Art in the Blood
by Bonnie MacBird
Read: March 24-29, 2018
Source: Barnes & Noble Serial Reads
Blurb: London. A snowy December, 1888. Sherlock Holmes, 34, is languishing and back on cocaine after a disastrous Ripper investigation. Watson can neither comfort nor rouse his friend – until a strangely encoded letter arrives from Paris.
Mlle La Victoire, a beautiful French cabaret star writes that her young son has vanished, and she has been attacked in the streets of Montmartre.
Racing to Paris with Watson at his side, Holmes discovers the missing child is only the tip of the iceberg of a much larger problem. The most valuable statue since the Winged Victory has been violently stolen in Marseilles, and several children from a silk mill in Lancashire have been found murdered. The clues in all three cases point to a single, untouchable man, an art collector seemingly beyond reach of the law.
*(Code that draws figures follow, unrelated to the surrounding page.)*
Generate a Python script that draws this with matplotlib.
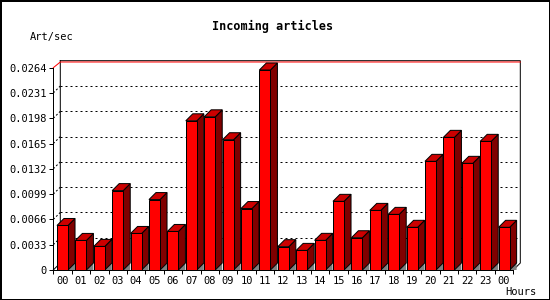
import matplotlib

matplotlib.use("Agg")
import matplotlib.pyplot as plt
from matplotlib.patches import Polygon, Rectangle

plt.rcParams["font.family"] = "DejaVu Sans Mono"

HOURS = ["00", "01", "02", "03", "04", "05", "06", "07", "08", "09", "10", "11",
         "12", "13", "14", "15", "16", "17", "18", "19", "20", "21", "22", "23", "00"]
ART_PER_SEC = [0.00581, 0.00386, 0.00308, 0.01036, 0.00477, 0.00919, 0.00503,
               0.01947, 0.01999, 0.0170, 0.00802, 0.0261, 0.00304, 0.00256,
               0.00387, 0.00896, 0.00421, 0.00778, 0.00726, 0.00557, 0.01418,
               0.01731, 0.01392, 0.01679, 0.00557]
Y_TICKS = [0, 0.0033, 0.0066, 0.0099, 0.0132, 0.0165, 0.0198, 0.0231, 0.0264]
Y_TICK_LABELS = ["0", "0.0033", "0.0066", "0.0099", "0.0132", "0.0165",
                 "0.0198", "0.0231", "0.0264"]

W, H = 550, 300
PX = 0.72  # one pixel in points at dpi 100
YMAX = Y_TICKS[-1]
n = len(HOURS)

fig = plt.figure(figsize=(W / 100, H / 100), dpi=100)
fig.patch.set_facecolor("white")
fig.patch.set_edgecolor("black")
fig.patch.set_linewidth(2)

ax_l, ax_r, ax_b, ax_t = 53.3, 513.3, 270.0, 67.7
ax = fig.add_axes([ax_l / W, (H - ax_b) / H, (ax_r - ax_l) / W, (ax_b - ax_t) / H])
ax.set_facecolor("none")
ax.set_xlim(-0.5, n - 0.5)
ax.set_ylim(0, YMAX)

# depth of the 3d effect, 7 px, in data units
dx = 7 / ((ax_r - ax_l) / n)
dy = 7 / ((ax_b - ax_t) / YMAX)
x0, x1 = -0.5, n - 0.5

# back plane grid lines and the little diagonals on the left wall
for v in Y_TICKS[1:-1]:
    ax.plot([x0 + dx, x1 + dx], [v + dy, v + dy], color="black", lw=PX,
            ls=(0, (2, 3)), clip_on=False, zorder=1)
    ax.plot([x0, x0 + dx], [v, v + dy], color="black", lw=PX,
            ls=(0, (2, 2)), clip_on=False, zorder=1)

# back plane frame
ax.plot([x0, x0 + dx, x0 + dx], [0, dy, YMAX + dy], color="black", lw=PX,
        clip_on=False, zorder=1)
ax.plot([x0 + dx, x1 + dx, x1 + dx, x1], [YMAX + dy, YMAX + dy, dy, 0],
        color="black", lw=PX, clip_on=False, zorder=1)
red_y = YMAX + dy * 5.7 / 7
ax.plot([x0, x0 + dx, x1 + dx], [YMAX, red_y, red_y], color="#ff0000", lw=PX,
        clip_on=False, zorder=1)

hw = 0.3
for i, v in enumerate(ART_PER_SEC):
    xl, xr = i - hw, i + hw
    ax.add_patch(Polygon([(xr, 0), (xr + dx, dy), (xr + dx, 0)], closed=True,
                         facecolor="#808080", edgecolor="none",
                         clip_on=False, zorder=2))
    ax.add_patch(Polygon([(xr, 0), (xr, v), (xr + dx, v + dy), (xr + dx, dy)],
                         closed=True, facecolor="#800000", edgecolor="black",
                         lw=PX, clip_on=False, zorder=2))
    ax.add_patch(Polygon([(xl, v), (xr, v), (xr + dx, v + dy), (xl + dx, v + dy)],
                         closed=True, facecolor="#cc0000", edgecolor="black",
                         lw=PX, clip_on=False, zorder=2))
    ax.add_patch(Rectangle((xl, 0), 2 * hw, v, facecolor="#ff0000",
                           edgecolor="black", lw=PX, clip_on=False, zorder=2))

for side in ("top", "right"):
    ax.spines[side].set_visible(False)
for side in ("left", "bottom"):
    ax.spines[side].set_linewidth(PX)
    ax.spines[side].set_zorder(3)

ax.set_yticks(Y_TICKS)
ax.set_yticklabels(Y_TICK_LABELS, fontsize=7.5)
ax.set_xticks([i - 0.5 for i in range(n + 1)])
ax.set_xticklabels([])
ax.set_xticks(range(n), minor=True)
ax.set_xticklabels(HOURS, minor=True, fontsize=7.5)
ax.tick_params(axis="both", which="major", direction="out", length=4 * PX,
               width=PX, color="black", pad=2)
ax.tick_params(axis="x", which="minor", length=0, pad=4)

fig.text(273 / W, 1 - 26 / H, "Incoming articles", ha="center", va="center",
         fontsize=8.5, fontweight="bold")
fig.text(30 / W, 1 - 37 / H, "Art/sec", ha="left", va="center", fontsize=7.5)
fig.text(505 / W, 1 - 292 / H, "Hours", ha="left", va="center", fontsize=7.5)

fig.savefig("out.png", dpi=100)
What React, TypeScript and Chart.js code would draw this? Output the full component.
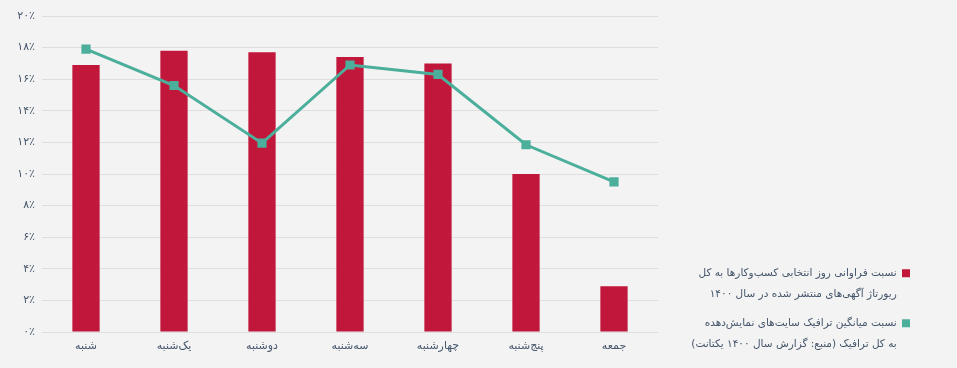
import React, { useEffect, useRef } from "react";
import { Chart, registerables } from "chart.js";

Chart.register(...registerables);

const days = ["شنبه", "یک‌شنبه", "دوشنبه", "سه‌شنبه", "چهارشنبه", "پنج‌شنبه", "جمعه"];
const adShare = [16.9, 17.8, 17.7, 17.4, 17.0, 10.0, 2.9];
const trafficShare = [17.9, 15.6, 11.95, 16.9, 16.3, 11.85, 9.5];
const legendBar = ["نسبت فراوانی روز انتخابی کسب‌وکارها به کل", "ریورتاژ آگهی‌های منتشر شده در سال ۱۴۰۰"];
const legendLine = ["نسبت میانگین ترافیک سایت‌های نمایش‌دهده", "به کل ترافیک (منبع: گزارش سال ۱۴۰۰ یکتانت)"];

const BAR_COLOR = "#c0173b";
const LINE_COLOR = "#4caf9b";
const TEXT_COLOR = "#45566b";
const GRID_COLOR = "#dedede";
const FONT = "'DejaVu Sans', sans-serif";

const faDigits = "۰۱۲۳۴۵۶۷۸۹";
const toFa = (n: number) => String(n).replace(/\d/g, (d) => faDigits[Number(d)]);

export default function App() {
  const ref = useRef<HTMLCanvasElement>(null);
  useEffect(() => {
    document.body.style.margin = "0";
    const canvas = ref.current!;
    const chart = new Chart(canvas, {
      type: "bar",
      data: {
        labels: days,
        datasets: [
          {
            type: "line",
            label: "traffic",
            data: trafficShare,
            borderColor: LINE_COLOR,
            backgroundColor: LINE_COLOR,
            borderWidth: 3,
            pointStyle: "rect",
            pointRadius: 6.5,
            pointBackgroundColor: LINE_COLOR,
            pointBorderWidth: 0,
            tension: 0,
            order: 0,
          } as any,
          {
            type: "bar",
            label: "ads",
            data: adShare,
            backgroundColor: BAR_COLOR,
            barPercentage: 0.31,
            categoryPercentage: 1,
            order: 1,
          },
        ],
      },
      options: {
        responsive: false,
        animation: false,
        layout: { padding: { top: 16, right: 39, bottom: 0, left: 0 } },
        scales: {
          x: {
            grid: { display: false, drawTicks: false },
            border: { display: false },
            ticks: { color: TEXT_COLOR, font: { family: FONT, size: 11 }, padding: 8 },
            afterFit: (s: any) => {
              s.height = 36;
            },
          },
          y: {
            min: 0,
            max: 20,
            grid: { color: GRID_COLOR, drawTicks: false, lineWidth: 1 },
            border: { display: false },
            ticks: {
              stepSize: 2,
              color: TEXT_COLOR,
              font: { family: FONT, size: 11 },
              padding: 7,
              callback: (v: any) => toFa(v) + "٪",
            },
            afterFit: (s: any) => {
              s.width = 42;
            },
          },
        },
        plugins: {
          tooltip: { enabled: false },
          legend: {
            position: "right",
            align: "end",
            rtl: true,
            textDirection: "rtl",
            labels: {
              boxWidth: 8,
              boxHeight: 8,
              padding: 8,
              color: TEXT_COLOR,
              textAlign: "left",
              font: { family: FONT, size: 10.5, lineHeight: 2 },
              generateLabels: () => [
                { text: legendBar as any, fillStyle: BAR_COLOR, strokeStyle: BAR_COLOR, lineWidth: 0, datasetIndex: 1, fontColor: TEXT_COLOR },
                { text: legendLine as any, fillStyle: LINE_COLOR, strokeStyle: LINE_COLOR, lineWidth: 0, datasetIndex: 0, fontColor: TEXT_COLOR },
              ],
            },
          },
        },
      },
    });
    const lg: any = (chart as any).legend;
    if (lg) {
      const origFit = lg.fit;
      lg.fit = function () {
        origFit.call(this);
        this.width = 957 - 39 - 658;
      };
      chart.update();
    }
    return () => chart.destroy();
  }, []);
  return (
    <div style={{ width: 957, height: 368, background: "#f3f3f3" }}>
      <canvas ref={ref} width={957} height={368} style={{ display: "block", width: 957, height: 368 }} />
    </div>
  );
}
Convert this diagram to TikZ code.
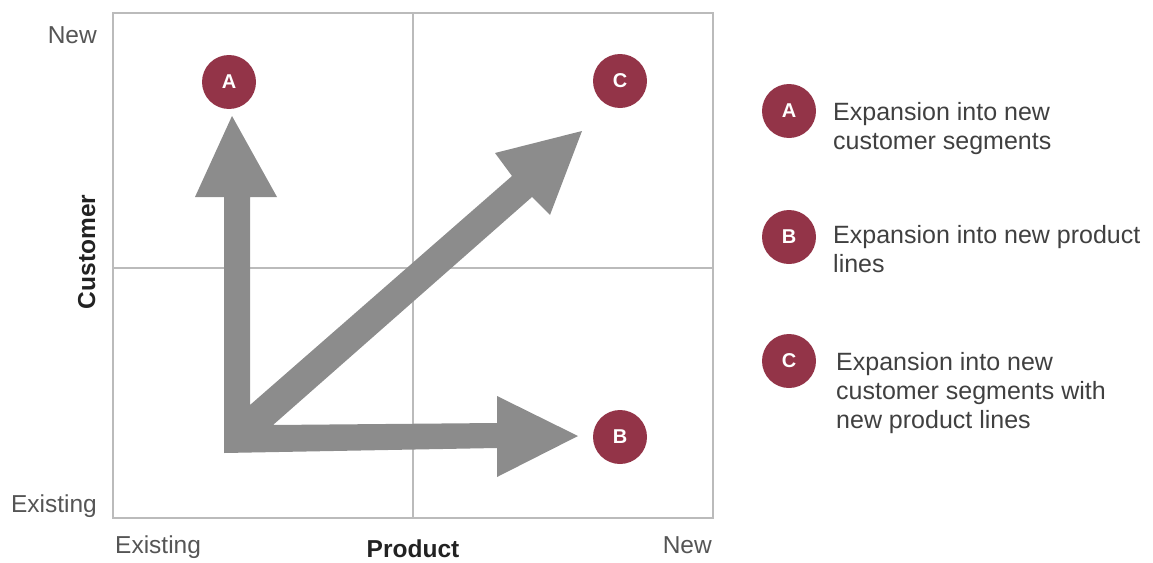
\documentclass[tikz,border=0pt]{standalone}
\usepackage{fontspec}
\setmainfont{Liberation Sans}
\definecolor{badgered}{HTML}{933448}
\definecolor{arrowgray}{HTML}{8C8C8C}
\definecolor{gridgray}{HTML}{BBBBBB}
\definecolor{labgray}{HTML}{555555}
\definecolor{textgray}{HTML}{404040}
\definecolor{titlegray}{HTML}{222222}
\begin{document}
\begin{tikzpicture}[x=1pt,y=-1pt,
  grid/.style={draw=gridgray, line width=2pt},
  badge/.style={circle, fill=badgered, minimum size=54pt, inner sep=0pt, text=white,
    font=\fontsize{20}{20}\selectfont\bfseries},
  axislab/.style={text=labgray, inner sep=0pt, font=\fontsize{24.5}{29}\selectfont},
  axistitle/.style={text=titlegray, inner sep=0pt, font=\fontsize{24.5}{29}\selectfont\bfseries},
  legendtext/.style={text=textgray, inner sep=0pt, align=left, anchor=north west,
    font=\fontsize{25}{29}\selectfont}
]
\useasboundingbox (0,0) rectangle (1153,562);
% grid
\draw[grid] (113,13) rectangle (713,518);
\draw[grid] (413,13) -- (413,518);
\draw[grid] (113,268) -- (713,268);
% axis labels
\node[axislab, anchor=base east] (ynew) at (97,43) {New};
\node[axislab, anchor=base east] (yex) at (97,512) {Existing};
\node[axislab, anchor=base west] (xex) at (115,553) {Existing};
\node[axislab, anchor=base east] (xnew) at (712,553) {New};
\node[axistitle, anchor=base] (xtitle) at (413,557) {Product};
\node[axistitle, anchor=base, rotate=90] (ytitle) at (95,252) {Customer};
% badges in the matrix
\node[badge] (A) at (229,82) {A};
\node[badge] (C) at (620,81) {C};
\node[badge] (B) at (620,437) {B};
% arrows
\fill[arrowgray] (224,453) -- (224,197) -- (195,197) -- (232,116) -- (277,197) -- (250,197)
  -- (250,405) -- (512,176) -- (495,153) -- (582,131) -- (550,215) -- (532,197)
  -- (273,425) -- (497,423) -- (497,396) -- (578,436) -- (497,477) -- (497,448) -- cycle;
% legend
\node[badge] (LA) at (789,111) {A};
\node[badge] (LB) at (789,237) {B};
\node[badge] (LC) at (789,361) {C};
\node[legendtext] (TA) at (833,102) {Expansion into new\\customer segments};
\node[legendtext] (TB) at (833,225) {Expansion into new product\\lines};
\node[legendtext] (TC) at (836,352) {Expansion into new\\customer segments with\\new product lines};
\end{tikzpicture}
\end{document}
Will Holmes recover in time to find the missing boy and stop a rising tide of murders? To do so he must stay one step ahead of a dangerous French rival and the threatening interference of his own brother, Mycroft.
This latest adventure, in the style of Sir Arthur Conan Doyle, sends the iconic duo from London to Paris and the icy wilds of Lancashire in a case which tests Watson’s friendship and the fragility and gifts of Sherlock Holmes’ own artistic nature to the limits.
Review: This was Barnes & Noble’s March selection on their Serial Reads program. I was really unsure about reading this one. While I do enjoy mysteries, Sherlock Holmes has never really been a huge draw for me. I posted the introduction to this book here, and based on the comments it was split whether or not my visitors would continue reading the book based on the intro. To be honest, the first few pages didn’t really immediately draw me in either, but I eventually got interested enough in the book to continue on.
Overall, this wasn’t necessarily a bad book. It just wasn’t really a home run for me either. It fell somewhere in the “eh” category. It felt a little convoluted and I didn’t like how the storyline kept switching from the missing boy to the art theft and back to the missing boy, constantly… I think it was a little too much. I wanted Holmes to concentrate on one or the other cases.
I’m not entirely sold that this book was really written in the Sherlock Holmes “way.” It didn’t feel entirely authentic. Not that I’m an expert in Sherlock Holmes, but I just felt like something was missing from his character. It didn’t feel like an authentic Sherlock Holmes character in this book.
To be honest, this book didn’t do much for me in the end. It was a decent enough read for a freebie. However, I don’t really feel the need to read the second book in this series. I’m not even entirely sure I would recommend this book. I definitely wouldn’t recommend it to hard-core Sherlock Holmes fans … but I suppose the casual mystery lover may find something in this that I simply didn’t.